INMO-2015 P6. From a set of $11$ square integers, show that one can choose $6$ numbers $a^2, b^2, c^2, d^2, e^2, f^2$ such that $a^2 + b^2 + c^2 \equiv d^2 + e^2 + f^2 \mod 12$.

I came up with the following solution.


We note that there are 4 distinct residues modulo $12$, namely $\{0,1,4,9\}$.

LEMMA:

Among any 5 squares we can find a pair that is congruent modulo 12. Since there are atmost 4 unique residues mod 12, by the Pigeonhole Principle we must have two squares with the same residue.

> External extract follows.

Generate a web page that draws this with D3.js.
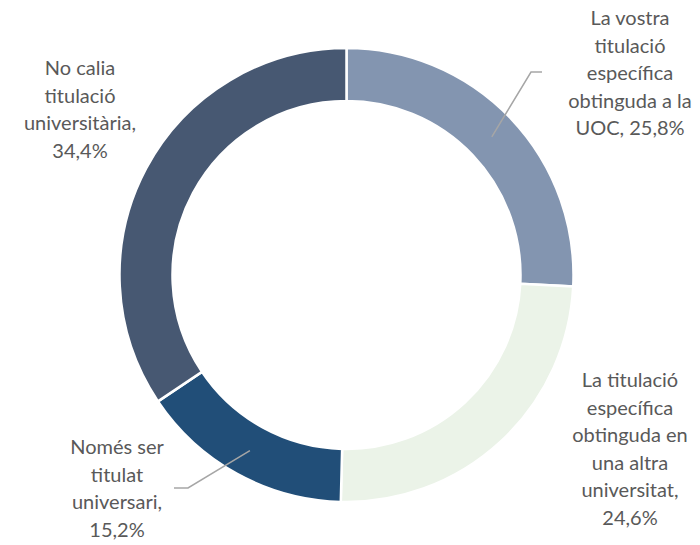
<!DOCTYPE html>
<html>
<head>
<meta charset="utf-8">
<script src="https://cdn.jsdelivr.net/npm/d3@7"></script>
<style>
  body { margin: 0; background: #fff; }
  text { font-family: Lato, "Open Sans", sans-serif; fill: #595959; }
</style>
</head>
<body>
<div id="viz"></div>
<script>
var width = 700,
  height = 545;

// data
var categories = [
  'La vostra titulació específica obtinguda a la UOC',
  'La titulació específica obtinguda en una altra universitat',
  'Només ser titulat universari',
  'No calia titulació universitària'
];
var values = [25.8, 24.6, 15.2, 34.4];
var labelLines = [
  ['La vostra', 'titulació', 'específica', 'obtinguda a la', 'UOC, 25,8%'],
  ['La titulació', 'específica', 'obtinguda en', 'una altra', 'universitat,', '24,6%'],
  ['Només ser', 'titulat', 'universari,', '15,2%'],
  ['No calia', 'titulació', 'universitària,', '34,4%']
];
var colors = ['#8395b0', '#ebf3e8', '#214e78', '#475872'];

// layout
var cx = 346.5, cy = 275,
  outerR = 227, innerR = 174,
  lineH = 27.6;

// where each label block sits (center x, first line y) and leader elbow
var labelPos = [
  { x: 630, y: 18, elbow: [531, 72], end: [542, 72] },
  { x: 630, y: 380, elbow: null },
  { x: 117, y: 447, elbow: [188, 488], end: [174, 488] },
  { x: 80, y: 68, elbow: null }
];

var svg = d3.select('#viz').append('svg')
  .attr('width', width)
  .attr('height', height);

var pie = d3.pie().sort(null).value(function (d) { return d; });
var arc = d3.arc().innerRadius(innerR).outerRadius(outerR);

var g = svg.append('g').attr('transform', 'translate(' + cx + ',' + cy + ')');

var arcs = pie(values);

g.selectAll('path')
  .data(arcs)
  .enter().append('path')
  .attr('d', arc)
  .attr('fill', function (d, i) { return colors[i]; })
  .attr('stroke', '#fff')
  .attr('stroke-width', 2.5);

// leader lines
arcs.forEach(function (d, i) {
  var p = labelPos[i];
  if (!p.elbow) return;
  var c = arc.centroid(d);
  svg.append('polyline')
    .attr('points', [[c[0] + cx, c[1] + cy], p.elbow, p.end].map(function (q) { return q.join(','); }).join(' '))
    .attr('fill', 'none')
    .attr('stroke', '#a6a6a6')
    .attr('stroke-width', 1.5);
});

// labels
labelLines.forEach(function (lines, i) {
  var p = labelPos[i];
  var t = svg.append('text')
    .attr('text-anchor', 'middle')
    .attr('font-size', 20);
  lines.forEach(function (s, k) {
    t.append('tspan')
      .attr('x', p.x)
      .attr('y', p.y + k * lineH)
      .attr('dy', '0.35em')
      .text(s);
  });
});
</script>
</body>
</html>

We describe the following algorithm for finding $a,b,c,d,e,f$.

  1. Label the set of given 11 squares $\mathbf{Z}=\{Z_1,Z_2,Z_3\ldots\}$ and let $\mathbf{R}=\{\},\mathbf{L}=\{\}$.
  2. Consider the set of the last 5 elements. Among these elements, we may choose two elements with the same residue. Put one of these in $\mathbf{R}$ and the other in $\mathbf{L}$
  3. Remove the elements from $\mathbf{Z}$.
  4. Repeat step 2 two more times. We can do this because each step removes two elements, and we need remove only 6 elements so at each step we still have 5 elements to work with.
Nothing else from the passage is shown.